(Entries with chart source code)
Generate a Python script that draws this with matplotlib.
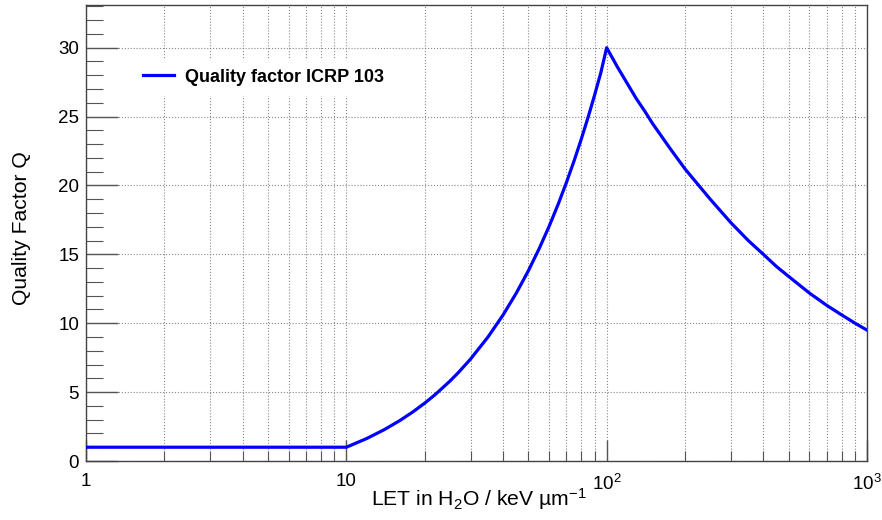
import matplotlib.pyplot as plt
from matplotlib.ticker import LogLocator, FixedLocator, MultipleLocator, FixedFormatter

plt.rcParams['font.family'] = ['Liberation Sans', 'DejaVu Sans']
plt.rcParams['mathtext.fontset'] = 'custom'
plt.rcParams['mathtext.rm'] = 'Liberation Sans'
plt.rcParams['mathtext.it'] = 'Liberation Sans:italic'
plt.rcParams['mathtext.bf'] = 'Liberation Sans:bold'
plt.rcParams['mathtext.default'] = 'regular'

# LET in water (keV/um) and the ICRP 103 quality factor
let_vals = [1, 2, 5, 10, 12, 14, 16, 18, 20, 22, 25, 27, 30, 35, 40, 45, 50, 55, 60, 65, 70,
            75, 80, 85, 90, 95, 100, 110, 120, 130, 140, 150, 175, 200, 250, 300, 350, 400,
            450, 500, 600, 700, 800, 900, 1000]
q_vals = [1.0, 1.0, 1.0, 1.0, 1.64, 2.28, 2.92, 3.56, 4.2, 4.84, 5.8, 6.44, 7.4, 9.0, 10.6,
          12.2, 13.8, 15.4, 17.0, 18.6, 20.2, 21.8, 23.4, 25.0, 26.6, 28.2, 30.0, 28.6, 27.4,
          26.3, 25.4, 24.5, 22.7, 21.2, 19.0, 17.3, 16.0, 15.0, 14.1, 13.4, 12.2, 11.3, 10.6,
          10.0, 9.5]

x_major = [1, 10, 100, 1000]
x_major_labels = ['1', '10', '$10^{2}$', '$10^{3}$']

fig = plt.figure(figsize=(8.82, 5.2), dpi=100)
ax = fig.add_axes([86 / 882, 59 / 520, 781 / 882, 456 / 520])

ax.plot(let_vals, q_vals, color='#0000ff', lw=2.3, label='Quality factor ICRP 103', zorder=3)

ax.set_xscale('log')
ax.set_xlim(1, 1000)
ax.set_ylim(0, 33.1)

ax.xaxis.set_major_locator(FixedLocator(x_major))
ax.xaxis.set_major_formatter(FixedFormatter(x_major_labels))
ax.xaxis.set_minor_locator(LogLocator(base=10, subs=range(2, 10)))
ax.xaxis.set_minor_formatter(FixedFormatter([]))
ax.yaxis.set_major_locator(MultipleLocator(5))
ax.yaxis.set_minor_locator(MultipleLocator(1))

ax.tick_params(axis='both', which='both', direction='in', top=False, right=False,
               labelsize=13.5, color='#555555')
ax.tick_params(axis='y', which='major', length=23, width=1.0, pad=5)
ax.tick_params(axis='y', which='minor', length=12, width=0.8)
ax.tick_params(axis='x', which='major', length=15, width=1.0, pad=9)
ax.tick_params(axis='x', which='minor', length=7, width=0.8)

ax.grid(True, which='major', axis='y', linestyle=':', color='#888888', lw=0.8)
ax.grid(True, which='both', axis='x', linestyle=':', color='#888888', lw=0.8)

for s in ax.spines.values():
    s.set_color('#444444')
    s.set_linewidth(1.0)

ax.set_xlabel('LET in H$_2$O / keV µm$^{-1}$', fontsize=15.2, ha='center', va='center')
ax.set_ylabel('Quality Factor Q', fontsize=15.2, ha='center', va='center')
ax.xaxis.set_label_coords((479 - 86) / 781, -(499 - 461) / 456)
ax.yaxis.set_label_coords(-(86 - 22) / 781, (461 - 228) / 456)

leg = ax.legend(loc='center left', bbox_to_anchor=(0.05, (461 - 77) / 456), frameon=True,
                fancybox=False, edgecolor='white', framealpha=1.0,
                prop={'weight': 'bold', 'size': 13}, handlelength=1.7, handletextpad=0.6,
                borderpad=0.5)

fig.savefig('out.png', dpi=100)
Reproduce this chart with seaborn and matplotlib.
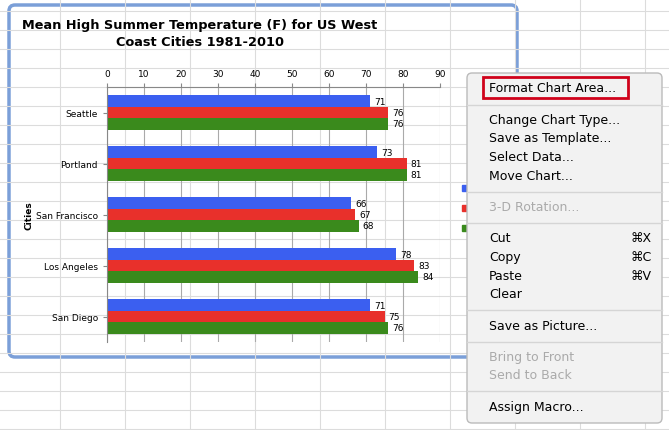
import matplotlib
matplotlib.use('Agg')
import matplotlib.pyplot as plt
import matplotlib.patches as mpatches
import seaborn as sns
import pandas as pd

cities = ['Seattle', 'Portland', 'San Francisco', 'Los Angeles', 'San Diego']
months = ['June', 'July', 'August']
june = [71, 73, 66, 78, 71]
july = [76, 81, 67, 83, 75]
august = [76, 81, 68, 84, 76]
colors = ['#3b5ff0', '#e8302b', '#3a8a1c']

rows = []
for month, vals in zip(months, [june, july, august]):
    for city, v in zip(cities, vals):
        rows.append({'City': city, 'Month': month, 'Temp': v})
df = pd.DataFrame(rows)

W, H = 669, 431
fig = plt.figure(figsize=(W / 100, H / 100), dpi=100)

# background: spreadsheet grid + chart area frame
bg = fig.add_axes([0, 0, 1, 1], zorder=0)
bg.set_xlim(0, W)
bg.set_ylim(H, 0)
bg.axis('off')
for y in range(12, H, 19):
    bg.plot([0, W], [y, y], color='#dcdcdc', lw=0.8)
for x in [60, 125, 190, 255, 320, 385, 450, 515, 580, 645]:
    bg.plot([x, x], [0, H], color='#dcdcdc', lw=0.8)
bg.add_patch(mpatches.FancyBboxPatch((9, 6), 508, 352, boxstyle='round,pad=0,rounding_size=6',
                                     fc='white', ec='#7b9fd8', lw=2.5))
for c, y in zip(colors, [189, 209, 229]):
    bg.add_patch(mpatches.Rectangle((462, y - 3), 7, 6, color=c))

fig.text(200 / W, 1 - 34 / H, 'Mean High Summer Temperature (F) for US West\nCoast Cities 1981-2010',
         ha='center', va='center', fontsize=9.3, fontweight='bold', linespacing=1.35)

# chart
ax = fig.add_axes([107 / W, 1 - 343 / H, 333 / W, 255 / H], zorder=2)
sns.barplot(data=df, y='City', x='Temp', hue='Month', orient='h', palette=colors,
            width=0.67, saturation=1, ax=ax, legend=False)
ax.set_xlim(0, 90)
ax.set_xticks(range(0, 91, 10))
ax.xaxis.tick_top()
ax.tick_params(axis='both', labelsize=6.5, length=3, color='#888888')
ax.grid(axis='x', color='#aaaaaa', lw=0.8)
ax.set_axisbelow(True)
for s in ['right', 'bottom']:
    ax.spines[s].set_visible(False)
ax.spines['top'].set_color('#888888')
ax.spines['left'].set_color('#888888')
ax.set_xlabel('')
ax.set_ylabel('Cities', fontsize=6.5, fontweight='bold', labelpad=2)
for cont in ax.containers:
    ax.bar_label(cont, fontsize=6.5, padding=3)
ax.patch.set_alpha(0)

# context menu overlay
ov = fig.add_axes([0, 0, 1, 1], zorder=3)
ov.set_xlim(0, W)
ov.set_ylim(H, 0)
ov.axis('off')
ov.add_patch(mpatches.FancyBboxPatch((467, 74), 195, 350, boxstyle='round,pad=0,rounding_size=5',
                                     fc='#f2f2f2', ec='#bbbbbb', lw=1))
ov.add_patch(mpatches.Rectangle((483, 78), 145, 21, fc='none', ec='#d0021b', lw=2))
items = [
    ('Format Chart Area...', 88, '', 'black'),
    ('Change Chart Type...', 121, '', 'black'),
    ('Save as Template...', 139, '', 'black'),
    ('Select Data...', 158, '', 'black'),
    ('Move Chart...', 177, '', 'black'),
    ('3-D Rotation...', 208, '', '#aaaaaa'),
    ('Cut', 239, '⌘X', 'black'),
    ('Copy', 258, '⌘C', 'black'),
    ('Paste', 277, '⌘V', 'black'),
    ('Clear', 295, '', 'black'),
    ('Save as Picture...', 327, '', 'black'),
    ('Bring to Front', 358, '', '#aaaaaa'),
    ('Send to Back', 376, '', '#aaaaaa'),
    ('Assign Macro...', 408, '', 'black'),
]
for label, y, key, col in items:
    ov.text(489, y, label, fontsize=9, color=col, va='center')
    if key:
        ov.text(652, y, key, fontsize=9, color=col, va='center', ha='right')
for y in [106, 193, 224, 311, 343, 392]:
    ov.plot([467, 662], [y, y], color='#d5d5d5', lw=1)

fig.savefig('out.png', dpi=100)
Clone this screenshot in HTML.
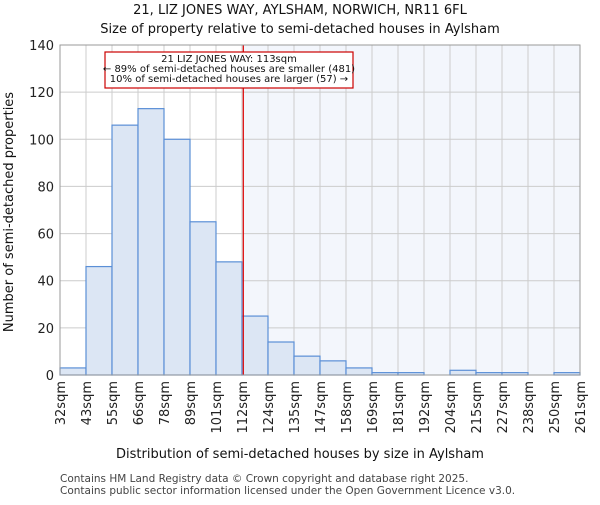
<!DOCTYPE html>
<html><head><meta charset="utf-8"><style>body{margin:0;background:#fff}svg{font-family:"DejaVu Sans","Liberation Sans",sans-serif}</style></head>
<body>
<svg id="c" width="600" height="500" viewBox="0 0 600 500" xmlns="http://www.w3.org/2000/svg"></svg>
<script>
const binLabels=["32sqm","43sqm","55sqm","66sqm","78sqm","89sqm","101sqm","112sqm","124sqm","135sqm","147sqm","158sqm","169sqm","181sqm","192sqm","204sqm","215sqm","227sqm","238sqm","250sqm","261sqm"];
const counts=[3,46,106,113,100,65,48,25,14,8,6,3,1,1,0,2,1,1,0,1];
const yTicks=[0,20,40,60,80,100,120,140];
const propertyBin=7.05;
const X0=60,X1=580,Y0=375,Y1=45,YMAX=140;
const bw=(X1-X0)/counts.length;
const xs=i=>X0+i*bw, ys=v=>Y0-(v/YMAX)*(Y0-Y1);
const svg=document.getElementById('c');const NS='http://www.w3.org/2000/svg';
function mk(t,a,txt){const e=document.createElementNS(NS,t);for(const k in a)e.setAttribute(k,a[k]);if(txt!==undefined)e.textContent=txt;svg.appendChild(e);return e;}
const px=xs(propertyBin);
let e=mk('rect',{x:px,y:Y1,width:X1-px,height:Y0-Y1,fill:'#f3f6fc'});


yTicks.forEach(v=>{const g=mk('line',{x1:X0,x2:X1,y1:ys(v),y2:ys(v),stroke:'#cccccc'});


const t=mk('text',{x:X0-6,y:ys(v)+5,'text-anchor':'end','font-size':13,fill:'#222'},v);

});
binLabels.forEach((l,i)=>{const g=mk('line',{x1:xs(i),x2:xs(i),y1:Y1,y2:Y0,stroke:'#cccccc'});


const t=mk('text',{x:0,y:0,'text-anchor':'end','font-size':13,fill:'#222',transform:`translate(${xs(i)+5},${Y0+6}) rotate(-90)`},l);

});
counts.forEach((v,i)=>{if(v<=0)return;const b=mk('rect',{x:xs(i),y:ys(v),width:bw,height:Y0-ys(v),fill:'#dce6f4',stroke:'#5b8fd6','stroke-width':1.2});

});
e=mk('line',{x1:px,x2:px,y1:Y1,y2:Y0,stroke:'#dd0000','stroke-width':1.2});


e=mk('rect',{x:X0,y:Y1,width:X1-X0,height:Y0-Y1,fill:'none',stroke:'#999'});


e=mk('rect',{x:105,y:52,width:248,height:36,fill:'#fff',stroke:'#cc0000','stroke-width':1.2});


[["21 LIZ JONES WAY: 113sqm",62],["← 89% of semi-detached houses are smaller (481)",72],["10% of semi-detached houses are larger (57) →",82]].forEach(([s,y])=>{const t=mk('text',{x:229,y:y,'text-anchor':'middle','font-size':10,fill:'#111'},s);

});
e=mk('text',{x:300,y:14,'text-anchor':'middle','font-size':13,fill:'#111'},'21, LIZ JONES WAY, AYLSHAM, NORWICH, NR11 6FL');


e=mk('text',{x:300,y:33,'text-anchor':'middle','font-size':13,fill:'#111'},'Size of property relative to semi-detached houses in Aylsham');


e=mk('text',{x:300,y:458,'text-anchor':'middle','font-size':13,fill:'#111'},'Distribution of semi-detached houses by size in Aylsham');


e=mk('text',{x:0,y:0,'text-anchor':'middle','font-size':13,fill:'#111',transform:'translate(13,212) rotate(-90)'},'Number of semi-detached properties');


e=mk('text',{x:60,y:482,'font-size':10.5,fill:'#444'},'Contains HM Land Registry data © Crown copyright and database right 2025.');


e=mk('text',{x:60,y:494,'font-size':10.5,fill:'#444'},'Contains public sector information licensed under the Open Government Licence v3.0.');


</script>
</body></html>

## THE REQUEST:
Return the material line for line, from its beginning to the line that contains "from matplotlib.ticker import", with the pictures left out.

## EXERCISE SOLUTION:
Generate a Python script that draws this with matplotlib.
import matplotlib.pyplot as plt
from matplotlib.ticker import LogLocator, FixedLocator, MultipleLocator, FixedFormatter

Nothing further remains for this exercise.